=== SUPPLIED INFORMATION ===

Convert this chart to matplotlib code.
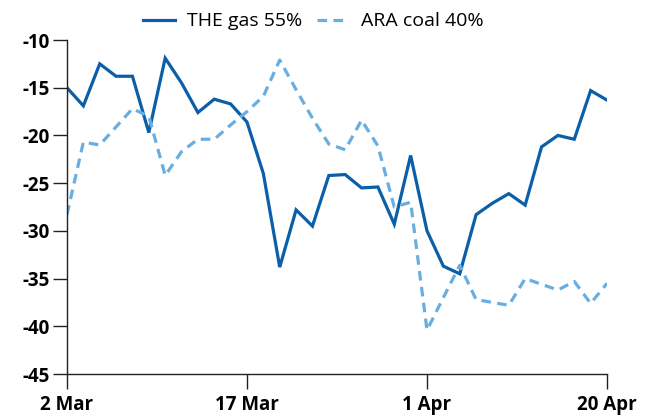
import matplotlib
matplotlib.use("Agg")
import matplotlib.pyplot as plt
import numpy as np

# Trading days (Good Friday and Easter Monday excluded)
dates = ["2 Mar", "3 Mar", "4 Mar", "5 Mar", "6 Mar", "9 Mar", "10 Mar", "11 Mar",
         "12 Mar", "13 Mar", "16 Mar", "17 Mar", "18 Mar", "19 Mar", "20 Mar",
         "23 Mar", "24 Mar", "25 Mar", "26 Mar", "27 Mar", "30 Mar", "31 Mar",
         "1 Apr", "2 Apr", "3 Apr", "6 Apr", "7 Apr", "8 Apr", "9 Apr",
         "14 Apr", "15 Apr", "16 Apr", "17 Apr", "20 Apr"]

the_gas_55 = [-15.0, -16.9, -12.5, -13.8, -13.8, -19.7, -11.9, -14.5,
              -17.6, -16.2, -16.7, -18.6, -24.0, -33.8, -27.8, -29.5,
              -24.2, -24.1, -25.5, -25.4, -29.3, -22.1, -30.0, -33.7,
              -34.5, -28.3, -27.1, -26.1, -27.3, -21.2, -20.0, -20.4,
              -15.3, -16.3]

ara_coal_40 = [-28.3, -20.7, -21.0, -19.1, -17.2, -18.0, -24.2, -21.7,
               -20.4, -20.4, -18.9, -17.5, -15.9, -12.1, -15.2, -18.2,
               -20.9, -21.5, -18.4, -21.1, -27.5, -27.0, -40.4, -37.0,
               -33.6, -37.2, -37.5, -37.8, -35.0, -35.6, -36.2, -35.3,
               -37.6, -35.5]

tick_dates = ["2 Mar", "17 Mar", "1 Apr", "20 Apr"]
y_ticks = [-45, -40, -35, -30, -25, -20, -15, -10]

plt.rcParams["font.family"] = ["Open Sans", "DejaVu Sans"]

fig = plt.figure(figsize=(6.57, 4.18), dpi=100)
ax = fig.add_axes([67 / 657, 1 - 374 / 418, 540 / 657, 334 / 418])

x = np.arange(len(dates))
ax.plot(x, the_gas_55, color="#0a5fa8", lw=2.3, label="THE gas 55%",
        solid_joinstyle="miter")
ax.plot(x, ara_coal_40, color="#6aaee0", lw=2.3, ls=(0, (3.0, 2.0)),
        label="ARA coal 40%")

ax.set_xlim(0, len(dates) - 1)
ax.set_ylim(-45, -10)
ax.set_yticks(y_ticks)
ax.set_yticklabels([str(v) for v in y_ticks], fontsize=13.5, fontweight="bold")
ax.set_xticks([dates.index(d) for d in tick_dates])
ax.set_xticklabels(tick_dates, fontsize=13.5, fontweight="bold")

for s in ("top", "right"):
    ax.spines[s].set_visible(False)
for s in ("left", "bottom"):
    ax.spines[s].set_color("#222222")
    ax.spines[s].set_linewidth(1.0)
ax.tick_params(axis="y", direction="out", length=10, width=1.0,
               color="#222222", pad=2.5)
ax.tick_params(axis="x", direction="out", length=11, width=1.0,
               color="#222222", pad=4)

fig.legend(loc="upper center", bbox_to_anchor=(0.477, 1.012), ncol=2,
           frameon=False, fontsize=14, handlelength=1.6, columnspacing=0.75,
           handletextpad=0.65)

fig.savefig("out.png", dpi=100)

===

**THE EXERCISE**
Repeat the material above in full and exactly, omitting the pictures.

**RESULT OF THIS TASK**
Convert this chart to matplotlib code.
import matplotlib
matplotlib.use("Agg")
import matplotlib.pyplot as plt
import numpy as np

# Trading days (Good Friday and Easter Monday excluded)
dates = ["2 Mar", "3 Mar", "4 Mar", "5 Mar", "6 Mar", "9 Mar", "10 Mar", "11 Mar",
         "12 Mar", "13 Mar", "16 Mar", "17 Mar", "18 Mar", "19 Mar", "20 Mar",
         "23 Mar", "24 Mar", "25 Mar", "26 Mar", "27 Mar", "30 Mar", "31 Mar",
         "1 Apr", "2 Apr", "3 Apr", "6 Apr", "7 Apr", "8 Apr", "9 Apr",
         "14 Apr", "15 Apr", "16 Apr", "17 Apr", "20 Apr"]

the_gas_55 = [-15.0, -16.9, -12.5, -13.8, -13.8, -19.7, -11.9, -14.5,
              -17.6, -16.2, -16.7, -18.6, -24.0, -33.8, -27.8, -29.5,
              -24.2, -24.1, -25.5, -25.4, -29.3, -22.1, -30.0, -33.7,
              -34.5, -28.3, -27.1, -26.1, -27.3, -21.2, -20.0, -20.4,
              -15.3, -16.3]

ara_coal_40 = [-28.3, -20.7, -21.0, -19.1, -17.2, -18.0, -24.2, -21.7,
               -20.4, -20.4, -18.9, -17.5, -15.9, -12.1, -15.2, -18.2,
               -20.9, -21.5, -18.4, -21.1, -27.5, -27.0, -40.4, -37.0,
               -33.6, -37.2, -37.5, -37.8, -35.0, -35.6, -36.2, -35.3,
               -37.6, -35.5]

tick_dates = ["2 Mar", "17 Mar", "1 Apr", "20 Apr"]
y_ticks = [-45, -40, -35, -30, -25, -20, -15, -10]

plt.rcParams["font.family"] = ["Open Sans", "DejaVu Sans"]

fig = plt.figure(figsize=(6.57, 4.18), dpi=100)
ax = fig.add_axes([67 / 657, 1 - 374 / 418, 540 / 657, 334 / 418])

x = np.arange(len(dates))
ax.plot(x, the_gas_55, color="#0a5fa8", lw=2.3, label="THE gas 55%",
        solid_joinstyle="miter")
ax.plot(x, ara_coal_40, color="#6aaee0", lw=2.3, ls=(0, (3.0, 2.0)),
        label="ARA coal 40%")

ax.set_xlim(0, len(dates) - 1)
ax.set_ylim(-45, -10)
ax.set_yticks(y_ticks)
ax.set_yticklabels([str(v) for v in y_ticks], fontsize=13.5, fontweight="bold")
ax.set_xticks([dates.index(d) for d in tick_dates])
ax.set_xticklabels(tick_dates, fontsize=13.5, fontweight="bold")

for s in ("top", "right"):
    ax.spines[s].set_visible(False)
for s in ("left", "bottom"):
    ax.spines[s].set_color("#222222")
    ax.spines[s].set_linewidth(1.0)
ax.tick_params(axis="y", direction="out", length=10, width=1.0,
               color="#222222", pad=2.5)
ax.tick_params(axis="x", direction="out", length=11, width=1.0,
               color="#222222", pad=4)

fig.legend(loc="upper center", bbox_to_anchor=(0.477, 1.012), ncol=2,
           frameon=False, fontsize=14, handlelength=1.6, columnspacing=0.75,
           handletextpad=0.65)

fig.savefig("out.png", dpi=100)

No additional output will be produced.